The exercise: Repeat the data that follows, word for word, without the images.

Given information:
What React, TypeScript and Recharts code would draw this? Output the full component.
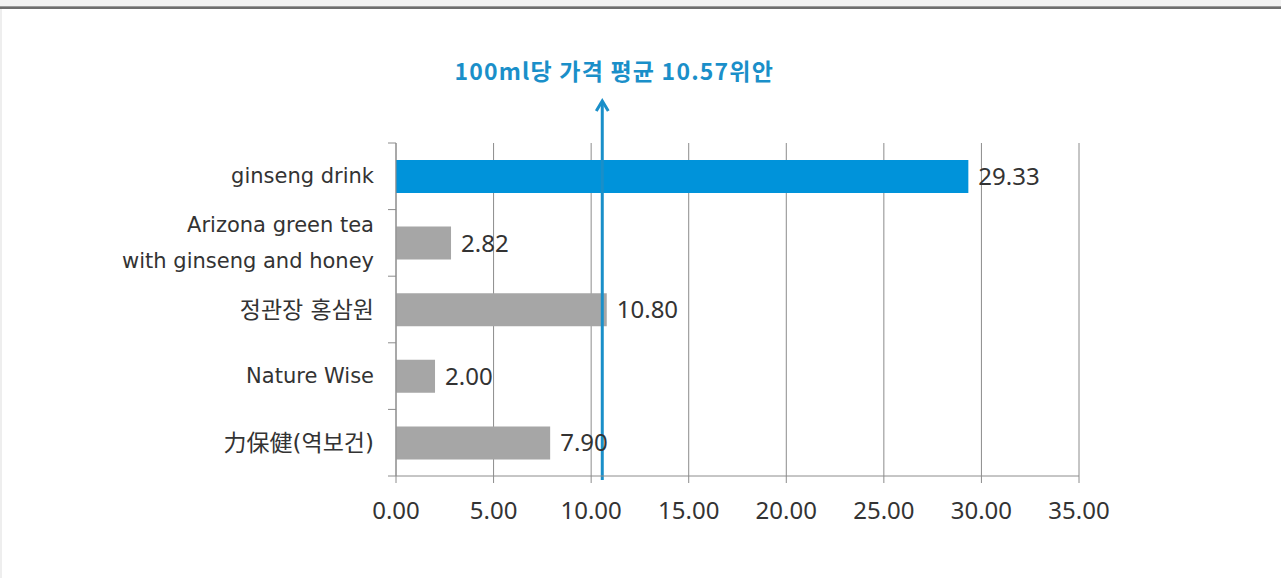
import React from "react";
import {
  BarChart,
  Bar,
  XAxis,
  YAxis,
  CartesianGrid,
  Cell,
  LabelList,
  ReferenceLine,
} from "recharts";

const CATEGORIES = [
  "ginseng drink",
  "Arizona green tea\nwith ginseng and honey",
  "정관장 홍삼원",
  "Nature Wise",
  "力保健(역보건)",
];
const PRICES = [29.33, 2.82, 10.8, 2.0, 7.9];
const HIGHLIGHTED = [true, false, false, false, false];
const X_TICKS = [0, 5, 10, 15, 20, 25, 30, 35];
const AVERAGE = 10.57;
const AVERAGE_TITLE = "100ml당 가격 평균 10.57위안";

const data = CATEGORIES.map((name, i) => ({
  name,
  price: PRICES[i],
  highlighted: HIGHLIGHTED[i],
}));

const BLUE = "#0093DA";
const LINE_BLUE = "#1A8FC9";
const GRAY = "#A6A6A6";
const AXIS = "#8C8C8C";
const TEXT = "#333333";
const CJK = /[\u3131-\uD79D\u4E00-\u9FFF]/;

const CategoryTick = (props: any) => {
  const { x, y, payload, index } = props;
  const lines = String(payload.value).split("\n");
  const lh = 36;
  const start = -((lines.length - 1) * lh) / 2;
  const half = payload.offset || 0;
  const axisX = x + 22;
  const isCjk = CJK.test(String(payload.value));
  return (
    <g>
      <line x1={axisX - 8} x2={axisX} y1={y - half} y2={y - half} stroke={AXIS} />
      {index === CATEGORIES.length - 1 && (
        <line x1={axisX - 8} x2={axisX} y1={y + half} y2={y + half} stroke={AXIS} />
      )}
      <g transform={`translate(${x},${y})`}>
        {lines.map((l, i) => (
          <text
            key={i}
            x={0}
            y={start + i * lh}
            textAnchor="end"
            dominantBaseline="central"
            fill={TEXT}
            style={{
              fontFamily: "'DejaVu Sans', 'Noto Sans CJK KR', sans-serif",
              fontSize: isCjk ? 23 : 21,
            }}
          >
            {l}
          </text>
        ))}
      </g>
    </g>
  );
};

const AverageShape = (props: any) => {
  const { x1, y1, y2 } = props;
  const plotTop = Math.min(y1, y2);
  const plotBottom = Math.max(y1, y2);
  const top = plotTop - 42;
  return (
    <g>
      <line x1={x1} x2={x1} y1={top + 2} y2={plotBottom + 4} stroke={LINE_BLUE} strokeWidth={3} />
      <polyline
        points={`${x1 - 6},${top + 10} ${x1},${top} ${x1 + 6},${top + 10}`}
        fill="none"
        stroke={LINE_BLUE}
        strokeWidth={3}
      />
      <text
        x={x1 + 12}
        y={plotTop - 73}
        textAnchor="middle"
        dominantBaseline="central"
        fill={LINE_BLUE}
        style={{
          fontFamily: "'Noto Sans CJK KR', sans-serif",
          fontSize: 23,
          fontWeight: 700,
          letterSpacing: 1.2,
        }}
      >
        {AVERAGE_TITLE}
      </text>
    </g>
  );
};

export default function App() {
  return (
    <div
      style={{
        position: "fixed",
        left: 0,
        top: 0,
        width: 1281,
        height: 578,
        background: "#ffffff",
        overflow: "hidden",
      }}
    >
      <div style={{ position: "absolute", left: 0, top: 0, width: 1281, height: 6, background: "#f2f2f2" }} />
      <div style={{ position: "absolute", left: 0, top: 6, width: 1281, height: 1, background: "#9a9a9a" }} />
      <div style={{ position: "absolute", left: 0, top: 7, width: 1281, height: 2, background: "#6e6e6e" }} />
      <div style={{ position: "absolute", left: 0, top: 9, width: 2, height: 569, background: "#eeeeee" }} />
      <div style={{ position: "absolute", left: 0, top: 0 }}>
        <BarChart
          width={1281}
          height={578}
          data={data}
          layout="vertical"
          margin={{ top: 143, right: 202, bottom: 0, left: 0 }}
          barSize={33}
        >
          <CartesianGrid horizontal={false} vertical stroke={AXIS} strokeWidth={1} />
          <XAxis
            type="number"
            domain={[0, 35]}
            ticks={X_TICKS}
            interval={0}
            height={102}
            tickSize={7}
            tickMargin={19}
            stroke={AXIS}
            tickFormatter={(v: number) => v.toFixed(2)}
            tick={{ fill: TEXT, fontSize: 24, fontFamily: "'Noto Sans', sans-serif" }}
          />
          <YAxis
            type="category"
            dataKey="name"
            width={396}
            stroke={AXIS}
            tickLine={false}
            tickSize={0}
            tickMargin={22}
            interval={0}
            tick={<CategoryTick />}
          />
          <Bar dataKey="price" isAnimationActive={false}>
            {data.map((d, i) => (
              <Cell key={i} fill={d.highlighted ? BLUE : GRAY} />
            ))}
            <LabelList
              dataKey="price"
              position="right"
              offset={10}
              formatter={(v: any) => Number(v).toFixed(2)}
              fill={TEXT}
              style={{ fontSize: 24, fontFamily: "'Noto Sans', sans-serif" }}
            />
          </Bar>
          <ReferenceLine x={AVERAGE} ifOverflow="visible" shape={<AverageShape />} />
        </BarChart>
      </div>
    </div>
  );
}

Final result:
What React, TypeScript and Recharts code would draw this? Output the full component.
import React from "react";
import {
  BarChart,
  Bar,
  XAxis,
  YAxis,
  CartesianGrid,
  Cell,
  LabelList,
  ReferenceLine,
} from "recharts";

const CATEGORIES = [
  "ginseng drink",
  "Arizona green tea\nwith ginseng and honey",
  "정관장 홍삼원",
  "Nature Wise",
  "力保健(역보건)",
];
const PRICES = [29.33, 2.82, 10.8, 2.0, 7.9];
const HIGHLIGHTED = [true, false, false, false, false];
const X_TICKS = [0, 5, 10, 15, 20, 25, 30, 35];
const AVERAGE = 10.57;
const AVERAGE_TITLE = "100ml당 가격 평균 10.57위안";

const data = CATEGORIES.map((name, i) => ({
  name,
  price: PRICES[i],
  highlighted: HIGHLIGHTED[i],
}));

const BLUE = "#0093DA";
const LINE_BLUE = "#1A8FC9";
const GRAY = "#A6A6A6";
const AXIS = "#8C8C8C";
const TEXT = "#333333";
const CJK = /[\u3131-\uD79D\u4E00-\u9FFF]/;

const CategoryTick = (props: any) => {
  const { x, y, payload, index } = props;
  const lines = String(payload.value).split("\n");
  const lh = 36;
  const start = -((lines.length - 1) * lh) / 2;
  const half = payload.offset || 0;
  const axisX = x + 22;
  const isCjk = CJK.test(String(payload.value));
  return (
    <g>
      <line x1={axisX - 8} x2={axisX} y1={y - half} y2={y - half} stroke={AXIS} />
      {index === CATEGORIES.length - 1 && (
        <line x1={axisX - 8} x2={axisX} y1={y + half} y2={y + half} stroke={AXIS} />
      )}
      <g transform={`translate(${x},${y})`}>
        {lines.map((l, i) => (
          <text
            key={i}
            x={0}
            y={start + i * lh}
            textAnchor="end"
            dominantBaseline="central"
            fill={TEXT}
            style={{
              fontFamily: "'DejaVu Sans', 'Noto Sans CJK KR', sans-serif",
              fontSize: isCjk ? 23 : 21,
            }}
          >
            {l}
          </text>
        ))}
      </g>
    </g>
  );
};

const AverageShape = (props: any) => {
  const { x1, y1, y2 } = props;
  const plotTop = Math.min(y1, y2);
  const plotBottom = Math.max(y1, y2);
  const top = plotTop - 42;
  return (
    <g>
      <line x1={x1} x2={x1} y1={top + 2} y2={plotBottom + 4} stroke={LINE_BLUE} strokeWidth={3} />
      <polyline
        points={`${x1 - 6},${top + 10} ${x1},${top} ${x1 + 6},${top + 10}`}
        fill="none"
        stroke={LINE_BLUE}
        strokeWidth={3}
      />
      <text
        x={x1 + 12}
        y={plotTop - 73}
        textAnchor="middle"
        dominantBaseline="central"
        fill={LINE_BLUE}
        style={{
          fontFamily: "'Noto Sans CJK KR', sans-serif",
          fontSize: 23,
          fontWeight: 700,
          letterSpacing: 1.2,
        }}
      >
        {AVERAGE_TITLE}
      </text>
    </g>
  );
};

export default function App() {
  return (
    <div
      style={{
        position: "fixed",
        left: 0,
        top: 0,
        width: 1281,
        height: 578,
        background: "#ffffff",
        overflow: "hidden",
      }}
    >
      <div style={{ position: "absolute", left: 0, top: 0, width: 1281, height: 6, background: "#f2f2f2" }} />
      <div style={{ position: "absolute", left: 0, top: 6, width: 1281, height: 1, background: "#9a9a9a" }} />
      <div style={{ position: "absolute", left: 0, top: 7, width: 1281, height: 2, background: "#6e6e6e" }} />
      <div style={{ position: "absolute", left: 0, top: 9, width: 2, height: 569, background: "#eeeeee" }} />
      <div style={{ position: "absolute", left: 0, top: 0 }}>
        <BarChart
          width={1281}
          height={578}
          data={data}
          layout="vertical"
          margin={{ top: 143, right: 202, bottom: 0, left: 0 }}
          barSize={33}
        >
          <CartesianGrid horizontal={false} vertical stroke={AXIS} strokeWidth={1} />
          <XAxis
            type="number"
            domain={[0, 35]}
            ticks={X_TICKS}
            interval={0}
            height={102}
            tickSize={7}
            tickMargin={19}
            stroke={AXIS}
            tickFormatter={(v: number) => v.toFixed(2)}
            tick={{ fill: TEXT, fontSize: 24, fontFamily: "'Noto Sans', sans-serif" }}
          />
          <YAxis
            type="category"
            dataKey="name"
            width={396}
            stroke={AXIS}
            tickLine={false}
            tickSize={0}
            tickMargin={22}
            interval={0}
            tick={<CategoryTick />}
          />
          <Bar dataKey="price" isAnimationActive={false}>
            {data.map((d, i) => (
              <Cell key={i} fill={d.highlighted ? BLUE : GRAY} />
            ))}
            <LabelList
              dataKey="price"
              position="right"
              offset={10}
              formatter={(v: any) => Number(v).toFixed(2)}
              fill={TEXT}
              style={{ fontSize: 24, fontFamily: "'Noto Sans', sans-serif" }}
            />
          </Bar>
          <ReferenceLine x={AVERAGE} ifOverflow="visible" shape={<AverageShape />} />
        </BarChart>
      </div>
    </div>
  );
}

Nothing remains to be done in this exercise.